Are you an engineering manager or DevOps engineer supporting teams working in a monorepo? Do you happen to use GitHub for source control? If you answered yes to both those questions, read on!

The Need

We have recently migrated our monorepo from self-hosted BitBucket to GitHub. As part of the migration, we were looking for ways to enhance the experience for the various engineering teams that develop the applications and libraries in the repository. As you might imagine, as the number of teams working in your monorepo grows, so does the number of pull requests (PRs) that are created, merged, or deleted. This can be a real headache if you need to find a particular PR.

Enter labels. This often little-used GitHub feature can help you categorize your PRs so that you can later filter the list down to a manageable level and find a PR that might need your attention. It’s easy to add labels to a PR but many times engineers are focused on all the things they need to get accomplished and forget to actually add the labels. Luckily, GitHub offers a pre-built action that you can use to automatically apply labels based on your specific configuration needs. That action is what we’ve implemented in our monorepo.

Creating Meaningful Labels

Having the ability to apply labels automatically is all well and good, but if you don’t have some sort of convention for the names of the labels, they pretty quickly become useless. A year or so ago as I was doing some work with a group of self-hosting / home lab enthusiasts, I was introduced to the concept of using multi-part labels to more easily manage categorization and grouping of your labels. Since you can apply multiple labels to any PR, having multiple parts in a single label is very helpful. Below are some examples that I’ve used to help group labels:

  • “stack/*” (angular|react|node|etc) – Labels PRs based on the technology stack. This is very handy in a monorepo that supports multiple technologies.
  • “area/*” (my-app-1|some-common-thing|etc) – Labels PRs based on a particular related set of functionality within your app. In our case, we use this to identify which application in the monorepo a particular PR applies to.
  • “platform/*” (web|server|mobile) – Labels PRs based on the platform that is affected by the PR. This is especially useful if your monorepo houses web, mobile, and server-side applications.

In addition to these groupings, there are others that can be helpful to assign to issues but are less relevant to PRs as the require manual user intervention to determine which label to apply. Some examples include “size/*” (small|medium|large|xlarge) to indicate the relative effort required for the issue, “priority/*” (low|medium|high|critical) to indicate how important an issue is to fix and “type/* (bug|feature|enhancement|etc) to note what type the issue belongs to.

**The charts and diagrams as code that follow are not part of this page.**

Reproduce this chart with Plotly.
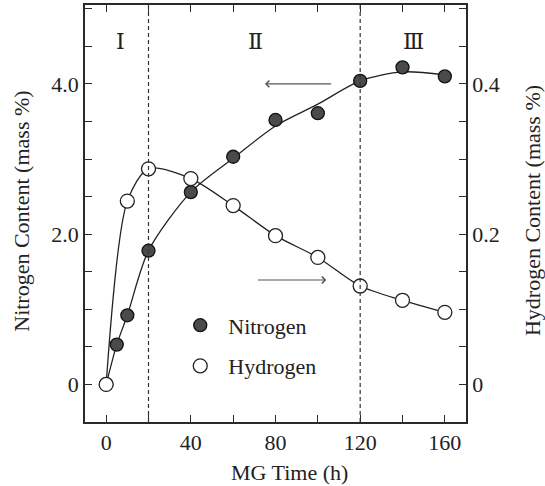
import plotly.graph_objects as go

# ---- data ----
time_n = [0, 5, 10, 20, 40, 60, 80, 100, 120, 140, 160]
nitrogen = [0, 0.53, 0.92, 1.78, 2.56, 3.03, 3.52, 3.61, 4.04, 4.22, 4.10]
# smooth fitted curve through nitrogen data
nitrogen_curve = [0, 0.53, 0.92, 1.78, 2.56, 3.01, 3.44, 3.73, 4.04, 4.16, 4.12]

time_h = [0, 10, 20, 40, 60, 80, 100, 120, 140, 160]
hydrogen = [0, 0.244, 0.287, 0.274, 0.238, 0.198, 0.169, 0.131, 0.112, 0.096]

stage_bounds = [20, 120]
stage_labels = ["Ⅰ", "Ⅱ", "Ⅲ"]
stage_label_x = [7, 70.5, 145]
stage_label_y = 4.56

x_ticks = [0, 20, 40, 60, 80, 100, 120, 140, 160]
x_text = ["0", "", "40", "", "80", "", "120", "", "160"]
yl_ticks = [0, 0.5, 1.0, 1.5, 2.0, 2.5, 3.0, 3.5, 4.0, 4.5, 5.0]
yl_text = ["0", "", "", "", "2.0", "", "", "", "4.0", "", ""]
yr_ticks = [0, 0.05, 0.1, 0.15, 0.2, 0.25, 0.3, 0.35, 0.4, 0.45, 0.5]
yr_text = ["0", "", "", "", "0.2", "", "", "", "0.4", "", ""]

# arrows: (tail x, head x, y on left scale)
arrow_left = (107, 75, 4.0)
arrow_right = (71, 104, 1.39)

FONT = "Liberation Serif, Times New Roman, serif"
AX = "#2a2a2a"
TXT = "#222"

fig = go.Figure()

fig.add_trace(go.Scatter(x=time_n, y=nitrogen_curve, mode="lines",
                         line=dict(color="#222", width=1.3, shape="spline", smoothing=0.8),
                         showlegend=False, hoverinfo="skip"))
fig.add_trace(go.Scatter(x=time_h, y=hydrogen, mode="lines", yaxis="y2",
                         line=dict(color="#222", width=1.3, shape="spline", smoothing=0.8),
                         showlegend=False, hoverinfo="skip"))
fig.add_trace(go.Scatter(x=time_h, y=hydrogen, mode="markers", yaxis="y2", name="Hydrogen",
                         legendgroup="h", legendrank=2,
                         marker=dict(symbol="circle", size=14, color="white",
                                     line=dict(color="#222", width=1.3))))
fig.add_trace(go.Scatter(x=time_n, y=nitrogen, mode="markers", name="Nitrogen",
                         legendgroup="n", legendrank=1,
                         marker=dict(symbol="circle", size=13, color="#4a4a4a",
                                     line=dict(color="#111", width=1.3))))

for b in stage_bounds:
    fig.add_shape(type="line", x0=b, x1=b, y0=0, y1=1, xref="x", yref="paper",
                  line=dict(color="#333", width=1.2, dash="4px,3px"))

for t, xl in zip(stage_labels, stage_label_x):
    fig.add_annotation(x=xl, y=stage_label_y, text=t, showarrow=False,
                       font=dict(family="DejaVu Serif, Liberation Serif, serif", size=22, color=TXT))

for tail, head, yv in (arrow_left, arrow_right):
    fig.add_annotation(x=head, y=yv, ax=tail, ay=yv, xref="x", yref="y", axref="x", ayref="y",
                       showarrow=True, arrowhead=4, arrowsize=1.2, arrowwidth=1.1,
                       arrowcolor="#555", text="")

fig.add_annotation(x=0.538, y=-0.12, xref="paper", yref="paper", text="MG Time (h)",
                   showarrow=False, xanchor="center", yanchor="middle",
                   font=dict(family=FONT, size=22, color=TXT))
fig.add_annotation(x=-0.166, y=0.506, xref="paper", yref="paper", text="Nitrogen Content (mass %)",
                   showarrow=False, textangle=-90, xanchor="center", yanchor="middle",
                   font=dict(family=FONT, size=22, color=TXT))
fig.add_annotation(x=1.176, y=0.506, xref="paper", yref="paper", text="Hydrogen Content (mass %)",
                   showarrow=False, textangle=-90, xanchor="center", yanchor="middle",
                   font=dict(family=FONT, size=22, color=TXT))

common_axis = dict(showgrid=False, zeroline=False, showline=True, linecolor=AX, linewidth=1.5,
                   ticks="inside", ticklen=7, tickcolor=AX, tickwidth=1.2, automargin=False,
                   tickfont=dict(family=FONT, size=22, color=TXT))

fig.update_layout(
    width=545, height=486,
    margin=dict(l=85, r=79, t=5, b=64, autoexpand=False),
    paper_bgcolor="white", plot_bgcolor="white",
    font=dict(family=FONT, size=22, color=TXT),
    xaxis=dict(range=[-10, 170], tickvals=x_ticks, ticktext=x_text, mirror="ticks",
               **common_axis),
    yaxis=dict(range=[-0.5, 5.05], tickvals=yl_ticks, ticktext=yl_text,
               **common_axis),
    yaxis2=dict(range=[-0.05, 0.505], overlaying="y", side="right",
                tickvals=yr_ticks, ticktext=yr_text,
                **common_axis),
    legend=dict(x=0.229, y=0.282, xanchor="left", yanchor="top",
                bgcolor="rgba(0,0,0,0)", font=dict(family=FONT, size=22, color=TXT),
                tracegroupgap=9, itemwidth=46),
    showlegend=True,
)

fig.write_html("out.html", config={"displayModeBar": False},
               post_script="document.body.style.margin='0';document.body.style.padding='0';")
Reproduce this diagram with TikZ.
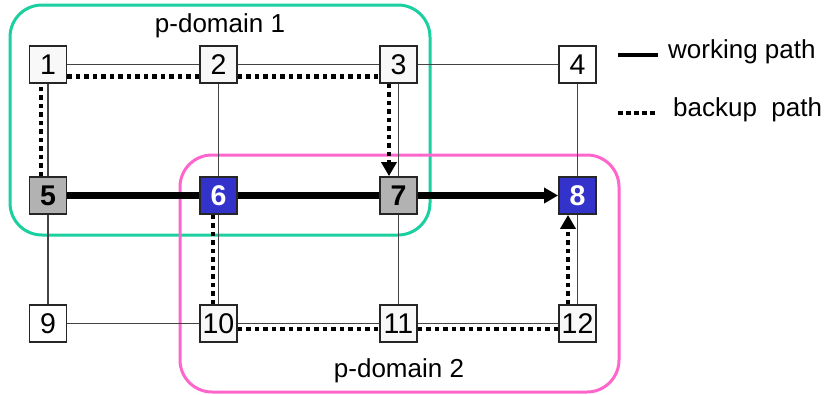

But I digress…back to our automation!

Applying Rules to Your Repository

Our monorepo uses the excellent Nx toolkit to manage our applications and shared libraries. It provides numerous code generators, executors, and other tooling to make managing large collections of applications and libraries easier. As such, it is fairly opinionated in how to organize your application code. We have adopted the approach recommended by the Nx team to organize our repository. We have a file system structure that looks something like this (apologies for the long code block, we’ll talk more about the structure below so it’s good to visualize it):

/
  - apps
    - angular-app-one
    - react-app-one
    - serverless-app-one 
  - libs
    - web
      - angular
        - angular-app-one
          - feature
            - some-lib-one
            - some-lib-two
          - shared
            - data-access
              - some-api-one
            - ui
              - some-lib-one
        - angular-app-two
          - feature
            - some-lib-one
            - some-lib-two
          - shared
            - ui
              - some-lib-one
        - shared
          - data-access
            - some-api-one
          - ui
            - some-lib-one
      - react
        - react-app-one
          - feature
            - some-lib-one
            - some-lib-two
          - shared
            - data-access
              - some-api-one
            - ui
              - some-lib-one
        - react-app-two
          - feature
            - some-lib-one
            - some-lib-two
          - shared
            - ui
              - some-lib-one
        - shared
          - data-access
            - some-api-one
          - ui
            - some-lib-one
    - server
      - serverless-app-one
        - feature
          - some-lib-one
          - some-lib-two
        - shared
          - data-access
            - some-api-one
      - node-app-one
        - feature
          - some-lib-one
          - some-lib-two
        - shared
          - data-access
            - some-api-one
            - some-api-two
    - mobile
      - mobile-app-one
        - feature
          - some-lib-one
          - some-lib-two
        - shared
          - data-access
            - some-api-one
            - some-api-two
        - ui
          - some-lib-one
          - some-lib-two

There are several reasons for the above organization that we don’t have space to go into here. One reason I will highlight though is that it lets engineers immediately see the context in which a particular library is supposed to be used just by where it is on the directory tree. Nx even allows you to automatically enforce boundaries to ensure applications aren’t importing libraries that should be private to a different application. If you’re interested in reading more, this article on Nx.dev talks more about it.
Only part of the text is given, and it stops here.